しかも2017年は森薗にとって不調の年であった。
「初めて混合ダブルスに出場して、身体が動くまで試合ができて、シングルスに臨めたので、落ち着いてプレーできました。
実は不調でしたが、夏のインカレの頃から復調してきたかな、と思います。
チャイナオープン、ジャパンオープンと続き、体力的・精神的に厳しい状態。そこで5日ぐらい休み、用具の微調整を行いました。
練習内容も、アジア選手権で平野美宇選手(JOCエリートアカデミー/大原学園)の練習を参考に、早いタイミングでの切り返し、現実ではありえないタイミングの多球練習など、すごく単純な練習だったのですが、凄く楽しく練習できました。
性格上、悪い時には何をしていいかわからず、練習をやりこんでも、これで正しいのか、こんなことをしていていいのか、と疑心暗鬼になってしまうので、やることが見つかってよかったです。
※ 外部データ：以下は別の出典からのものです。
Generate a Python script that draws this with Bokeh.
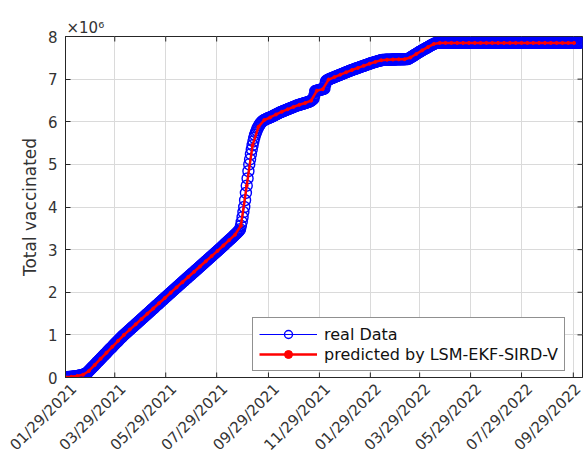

あと、今考えると、ダメだった理由は私生活だったと思います。考え方と私生活が悪かったら、卓球も良い結果が出るわけありません」と話す。
全日本選手権は、何年かに1回の割合でチャンスが訪れる、と森薗は話す。
「チャンスをモノにできるか、できないか。ここに選手としての『資質』があると思います。3位という結果に満足はしていませんが、上を目指している過程でも、結果に対しては、どこかで満足した方が良いと考えます。今年はここで納得をして、直す部分、良くなる部分を練習していきます」
今の最大の目標は、2020年の東京五輪。森薗は現在日本選手の中で上から8、9番の位置にいる。
「客観的に見たら正直厳しいと思います。でも必要なことがハッキリしているし、目標に向かっていくだけです」と力強く前を向いた。
春からはプロ選手として活動する予定。全てを卓球に捧げ、夢を実現していく。彼の人生が楽しみだ。